The Psychology Behind the Sunk Cost Fallacy
The Sunk Cost Fallacy is rooted in cognitive biases such as:
- Loss Aversion: We fear losing what we’ve already invested, even if it’s irrational.
- Commitment Escalation: Once we commit to something, it feels harder to reverse course.
- Emotional Investment: We attach emotional value to our investments, making it difficult to let them go.
These biases trick our brains into believing that walking away means “admitting defeat,” even though staying only makes things worse.
How the Sunk Cost Fallacy Impacts Decision-Making
- In Business
Companies that continue funding unprofitable projects waste resources and miss better opportunities. This is often referred to as “throwing good money after bad.” - In Personal Life
We stay in draining relationships, persist in hobbies we no longer enjoy, and hold onto material possessions, all because of our previous emotional and financial investments. - In Investments
Investors often hold onto losing stocks in hopes they will rebound, rather than cutting their losses and moving on.

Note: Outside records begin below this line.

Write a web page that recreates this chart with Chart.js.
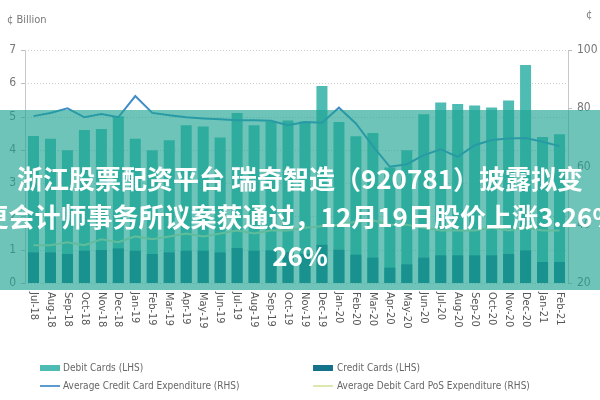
<!DOCTYPE html>
<html><head><meta charset="utf-8">
<script src="https://cdn.jsdelivr.net/npm/chart.js@4"></script>
<style>
html,body{margin:0;padding:0;background:#fff;}
#wrap{position:relative;width:600px;height:400px;overflow:hidden;background:#fff;}
#c{position:absolute;left:0;top:0;}
.txt{position:absolute;font:11px 'Liberation Sans Narrow','DejaVu Sans Condensed',sans-serif;color:#777;white-space:nowrap;}
.lg{position:absolute;font:10px 'Liberation Sans Narrow','DejaVu Sans Condensed',sans-serif;color:#666;white-space:nowrap;line-height:12px;}
.sw{position:absolute;}
#banner{position:absolute;left:0;top:110px;width:600px;height:180px;background:rgba(28,163,146,0.64);}
.bl{position:absolute;left:-200px;width:1000px;text-align:center;color:#fff;font:bold 26px 'Noto Sans CJK SC',sans-serif;white-space:nowrap;height:39px;line-height:39px;}
</style></head>
<body>
<div id="wrap">
<canvas id="c" width="600" height="400"></canvas>
<div class="txt" style="left:7px;top:13px;">¢ Billion</div>
<div class="txt" style="left:586px;top:8px;">¢</div>
<div class="sw" style="left:40px;top:365px;width:20px;height:6px;background:#4fbcb3"></div>
<div class="lg" style="left:63px;top:362px;">Debit Cards (LHS)</div>
<div class="sw" style="left:313px;top:365px;width:20px;height:6px;background:#14728a"></div>
<div class="lg" style="left:337px;top:362px;">Credit Cards (LHS)</div>
<div class="sw" style="left:40px;top:385px;width:20px;height:2px;background:#5b9bd0"></div>
<div class="lg" style="left:63px;top:380px;">Average Credit Card Expenditure (RHS)</div>
<div class="sw" style="left:313px;top:385px;width:20px;height:2px;background:#dbe9b0"></div>
<div class="lg" style="left:337px;top:380px;">Average Debit Card PoS Expenditure (RHS)</div>
<div id="banner">
<div class="bl" style="top:48px;">浙江股票配资平台 瑞奇智造（920781）披露拟变</div>
<div class="bl" style="top:86px;">更会计师事务所议案获通过，12月19日股价上涨3.26%</div>
<div class="bl" style="top:125px;">26%</div>
</div>
</div>
<script>
const categories = ['Jul-18','Aug-18','Sep-18','Oct-18','Nov-18','Dec-18',
  'Jan-19','Feb-19','Mar-19','Apr-19','May-19','Jun-19','Jul-19','Aug-19','Sep-19','Oct-19','Nov-19','Dec-19',
  'Jan-20','Feb-20','Mar-20','Apr-20','May-20','Jun-20','Jul-20','Aug-20','Sep-20','Oct-20','Nov-20','Dec-20',
  'Jan-21','Feb-21'];
const debitCards = [4.42,4.33,3.99,4.60,4.63,5.01,4.33,3.99,4.29,4.74,4.70,4.37,5.11,4.74,4.85,4.88,4.85,5.92,
  4.84,4.41,4.51,3.47,3.99,5.07,5.42,5.38,5.33,5.27,5.48,6.55,4.39,4.47];
const creditCards = [0.92,0.92,0.87,0.97,0.99,1.04,0.97,0.87,0.92,0.97,0.97,0.92,1.05,0.97,0.98,0.93,0.88,1.15,
  1.00,0.85,0.76,0.46,0.56,0.76,0.83,0.83,0.83,0.83,0.87,0.98,0.63,0.63];
const avgCreditExp = [77.3,78.4,80.0,76.9,78.0,76.9,84.2,78.4,77.6,76.9,76.5,76.2,75.9,75.9,75.7,74.2,75.3,75.0,
  80.2,74.8,67.0,59.9,60.8,63.9,65.9,63.3,67.3,69.1,69.6,69.8,68.5,67.0];
const avgDebitPosExp = [33,33,34,33,35,34,36,35,36,37,36,37,38,37,38,38,39,39.5,
  40,41,41.5,40,40,39,38,38,38,39,38,39,38,38];
const leftTicks = [0,1,2,3,4,5,6,7];
const rightTicks = [20,40,60,80,100];

const FONT = "'Liberation Sans Narrow','DejaVu Sans Condensed',sans-serif";

const customDraw = {
  id: 'customDraw',
  beforeDatasetsDraw(chart) {
    const {ctx, chartArea: a, scales: {y, y1}} = chart;
    ctx.save();
    ctx.strokeStyle = '#cfcfcf';
    ctx.lineWidth = 1;
    ctx.setLineDash([1, 2]);
    leftTicks.forEach(v => {
      const py = Math.round(y.getPixelForValue(v)) + 0.5;
      ctx.beginPath(); ctx.moveTo(a.left, py); ctx.lineTo(a.right, py); ctx.stroke();
    });
    ctx.setLineDash([]);
    ctx.strokeStyle = '#bdbdbd';
    leftTicks.forEach(v => {
      const py = Math.round(y.getPixelForValue(v)) + 0.5;
      ctx.beginPath(); ctx.moveTo(a.left - 4, py); ctx.lineTo(a.left, py); ctx.stroke();
    });
    rightTicks.forEach(v => {
      const py = Math.round(y1.getPixelForValue(v)) + 0.5;
      ctx.beginPath(); ctx.moveTo(a.right, py); ctx.lineTo(a.right + 4, py); ctx.stroke();
    });
    ctx.restore();
  },
  afterDraw(chart) {
    const {ctx, chartArea: a, scales: {x}} = chart;
    ctx.save();
    ctx.fillStyle = '#555';
    ctx.font = '11px ' + FONT;
    ctx.textAlign = 'left';
    ctx.textBaseline = 'middle';
    categories.forEach((lab, i) => {
      const px = x.getPixelForValue(i);
      ctx.save();
      ctx.translate(px, a.bottom + 9);
      ctx.rotate(Math.PI / 2);
      ctx.fillText(lab, 0, 0);
      ctx.restore();
    });
    ctx.restore();
  }
};

new Chart(document.getElementById('c'), {
  type: 'bar',
  data: {
    labels: categories,
    datasets: [
      {type:'line', label:'Average Credit Card Expenditure (RHS)', data: avgCreditExp, yAxisID:'y1',
       borderColor:'#3f8cc6', borderWidth:2, pointRadius:0, tension:0, order:0},
      {type:'line', label:'Average Debit Card PoS Expenditure (RHS)', data: avgDebitPosExp, yAxisID:'y1',
       borderColor:'#dbe9b0', borderWidth:2, pointRadius:0, tension:0, order:0},
      {label:'Credit Cards (LHS)', data: creditCards, yAxisID:'y', backgroundColor:'#14728a',
       categoryPercentage:1, barPercentage:0.65, order:1},
      {label:'Debit Cards (LHS)', data: debitCards, yAxisID:'y', backgroundColor:'#4fbcb3',
       categoryPercentage:1, barPercentage:0.65, order:2}
    ]
  },
  options: {
    responsive:false, animation:false, devicePixelRatio:1,
    layout:{padding:{top:50,left:0,right:0,bottom:0}},
    plugins:{legend:{display:false}, tooltip:{enabled:false}},
    scales:{
      x:{stacked:true, grid:{display:false, drawTicks:false}, border:{display:false}, ticks:{display:false},
         afterFit(s){ s.height = 117; }},
      y:{position:'left', min:0, max:7, stacked:false, ticks:{stepSize:1, padding:9, color:'#777', font:{family:FONT, size:12}},
         grid:{display:false, drawTicks:false}, border:{display:true, color:'#c8c8c8'},
         afterFit(s){ s.width = 25; }},
      y1:{position:'right', min:20, max:100, ticks:{stepSize:20, padding:9, color:'#777', font:{family:FONT, size:12}},
         grid:{display:false, drawTicks:false}, border:{display:true, color:'#c8c8c8'},
         afterFit(s){ s.width = 32; }}
    }
  },
  plugins:[customDraw]
});
</script>
</body></html>
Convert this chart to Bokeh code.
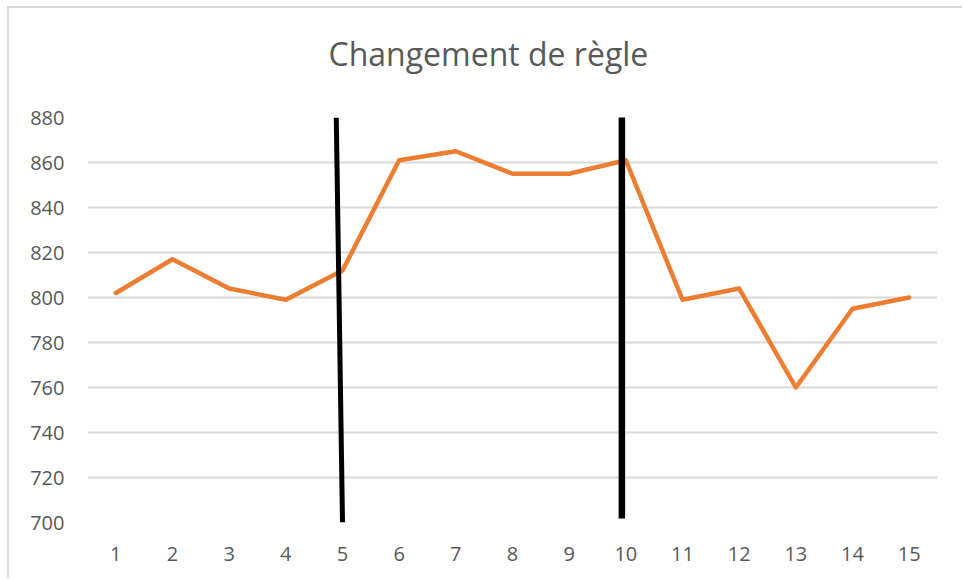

How to Overcome the Sunk Cost Fallacy
- Focus on Future Benefits, Not Past Costs
Ask yourself: “If I hadn’t already invested time or money, would I make this same choice today?” - Set Clear Exit Points
Decide in advance when you’ll walk away from a project, relationship, or investment if it’s not yielding results. - Separate Emotions from Logic
Acknowledge that your emotional attachment may be influencing your decision, and focus on the logical next step. - Reframe Your Thinking
View walking away as a “win” because it frees up resources for better opportunities.
Why It Matters
The Sunk Cost Fallacy isn’t just an abstract idea—it’s a real-world bias that impacts our finances, careers, relationships, and well-being. By recognizing and overcoming it, we can make more rational, forward-thinking decisions.
Conclusion
The Sunk Cost Fallacy teaches us that past investments should not dictate future decisions. By focusing on future benefits, setting exit points, and detaching from emotional biases, we can avoid being trapped by past mistakes.